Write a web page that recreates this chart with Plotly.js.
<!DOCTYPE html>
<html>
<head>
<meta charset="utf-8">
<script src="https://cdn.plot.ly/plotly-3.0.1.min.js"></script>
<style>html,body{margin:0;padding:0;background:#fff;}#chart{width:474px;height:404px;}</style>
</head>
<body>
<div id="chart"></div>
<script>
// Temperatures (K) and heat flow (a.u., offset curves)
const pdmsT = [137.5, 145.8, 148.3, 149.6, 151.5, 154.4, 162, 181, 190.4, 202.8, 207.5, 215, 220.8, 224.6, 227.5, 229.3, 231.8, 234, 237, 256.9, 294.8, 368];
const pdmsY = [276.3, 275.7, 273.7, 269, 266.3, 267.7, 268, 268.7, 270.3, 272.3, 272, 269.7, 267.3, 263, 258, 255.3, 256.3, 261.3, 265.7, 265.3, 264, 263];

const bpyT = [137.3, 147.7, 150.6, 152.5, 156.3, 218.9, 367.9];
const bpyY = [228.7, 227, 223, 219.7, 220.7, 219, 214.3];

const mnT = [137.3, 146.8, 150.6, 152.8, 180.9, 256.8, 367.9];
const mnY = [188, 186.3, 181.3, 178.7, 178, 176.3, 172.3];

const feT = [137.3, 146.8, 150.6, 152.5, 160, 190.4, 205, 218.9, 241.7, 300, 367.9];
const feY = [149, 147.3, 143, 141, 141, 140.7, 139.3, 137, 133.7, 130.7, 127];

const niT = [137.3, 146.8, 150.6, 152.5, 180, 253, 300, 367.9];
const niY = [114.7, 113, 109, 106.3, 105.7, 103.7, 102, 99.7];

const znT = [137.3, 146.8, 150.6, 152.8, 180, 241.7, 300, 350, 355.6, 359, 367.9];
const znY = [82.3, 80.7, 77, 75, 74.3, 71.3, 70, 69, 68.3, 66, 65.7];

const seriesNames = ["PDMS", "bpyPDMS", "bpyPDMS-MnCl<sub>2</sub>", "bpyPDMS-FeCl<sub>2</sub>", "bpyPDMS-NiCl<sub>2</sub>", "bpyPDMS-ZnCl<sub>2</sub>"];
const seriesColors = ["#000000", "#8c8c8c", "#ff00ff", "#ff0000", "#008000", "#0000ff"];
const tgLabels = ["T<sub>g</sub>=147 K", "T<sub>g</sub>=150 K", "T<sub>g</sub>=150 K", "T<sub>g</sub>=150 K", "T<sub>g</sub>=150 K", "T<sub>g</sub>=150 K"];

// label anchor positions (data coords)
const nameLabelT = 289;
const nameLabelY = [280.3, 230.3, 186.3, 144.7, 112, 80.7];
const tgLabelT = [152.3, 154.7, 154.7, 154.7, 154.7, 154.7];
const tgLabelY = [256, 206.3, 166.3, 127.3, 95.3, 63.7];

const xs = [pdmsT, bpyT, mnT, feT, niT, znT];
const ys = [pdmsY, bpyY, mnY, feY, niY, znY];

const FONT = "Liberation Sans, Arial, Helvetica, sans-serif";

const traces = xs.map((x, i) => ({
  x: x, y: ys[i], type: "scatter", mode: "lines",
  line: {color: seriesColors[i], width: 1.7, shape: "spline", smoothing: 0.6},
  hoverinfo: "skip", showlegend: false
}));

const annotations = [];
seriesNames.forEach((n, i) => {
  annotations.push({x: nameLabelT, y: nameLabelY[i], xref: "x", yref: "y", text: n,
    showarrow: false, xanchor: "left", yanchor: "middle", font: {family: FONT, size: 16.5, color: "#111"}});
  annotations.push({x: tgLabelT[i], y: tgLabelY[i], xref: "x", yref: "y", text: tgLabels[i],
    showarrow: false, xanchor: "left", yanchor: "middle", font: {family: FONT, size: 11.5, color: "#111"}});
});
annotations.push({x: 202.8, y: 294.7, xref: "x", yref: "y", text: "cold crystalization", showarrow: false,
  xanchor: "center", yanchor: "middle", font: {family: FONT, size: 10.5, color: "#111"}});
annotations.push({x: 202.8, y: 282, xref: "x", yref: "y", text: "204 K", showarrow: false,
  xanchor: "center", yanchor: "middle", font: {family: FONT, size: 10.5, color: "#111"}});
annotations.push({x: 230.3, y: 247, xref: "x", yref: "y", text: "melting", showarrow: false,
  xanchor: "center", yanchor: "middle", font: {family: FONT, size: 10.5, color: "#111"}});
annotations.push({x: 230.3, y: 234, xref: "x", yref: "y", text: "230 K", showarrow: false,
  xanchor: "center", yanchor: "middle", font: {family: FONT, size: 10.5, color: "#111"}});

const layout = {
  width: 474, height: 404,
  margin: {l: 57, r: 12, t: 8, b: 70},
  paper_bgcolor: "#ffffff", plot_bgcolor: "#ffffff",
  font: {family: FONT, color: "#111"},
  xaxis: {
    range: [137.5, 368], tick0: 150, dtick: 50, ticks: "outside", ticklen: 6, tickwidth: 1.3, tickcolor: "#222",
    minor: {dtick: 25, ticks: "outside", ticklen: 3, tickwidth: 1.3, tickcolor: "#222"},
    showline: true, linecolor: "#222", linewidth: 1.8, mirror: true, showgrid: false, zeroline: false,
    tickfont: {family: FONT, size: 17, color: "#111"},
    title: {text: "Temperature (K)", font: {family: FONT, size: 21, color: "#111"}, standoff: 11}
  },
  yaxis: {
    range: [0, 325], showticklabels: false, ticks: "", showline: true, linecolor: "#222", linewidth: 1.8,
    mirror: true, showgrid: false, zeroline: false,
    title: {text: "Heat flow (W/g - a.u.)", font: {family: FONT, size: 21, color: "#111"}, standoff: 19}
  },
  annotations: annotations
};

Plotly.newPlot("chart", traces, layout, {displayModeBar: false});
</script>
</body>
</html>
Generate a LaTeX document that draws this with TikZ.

= What to do =
Copy the lines from the start of the data verbatim, stopping after the line containing "const bpyY = [228.7, 227, 223, 219.7, 220.7, 219, 214.3];".

= The reply =
Write a web page that recreates this chart with Plotly.js.
<!DOCTYPE html>
<html>
<head>
<meta charset="utf-8">
<script src="https://cdn.plot.ly/plotly-3.0.1.min.js"></script>
<style>html,body{margin:0;padding:0;background:#fff;}#chart{width:474px;height:404px;}</style>
</head>
<body>
<div id="chart"></div>
<script>
// Temperatures (K) and heat flow (a.u., offset curves)
const pdmsT = [137.5, 145.8, 148.3, 149.6, 151.5, 154.4, 162, 181, 190.4, 202.8, 207.5, 215, 220.8, 224.6, 227.5, 229.3, 231.8, 234, 237, 256.9, 294.8, 368];
const pdmsY = [276.3, 275.7, 273.7, 269, 266.3, 267.7, 268, 268.7, 270.3, 272.3, 272, 269.7, 267.3, 263, 258, 255.3, 256.3, 261.3, 265.7, 265.3, 264, 263];

const bpyT = [137.3, 147.7, 150.6, 152.5, 156.3, 218.9, 367.9];
const bpyY = [228.7, 227, 223, 219.7, 220.7, 219, 214.3];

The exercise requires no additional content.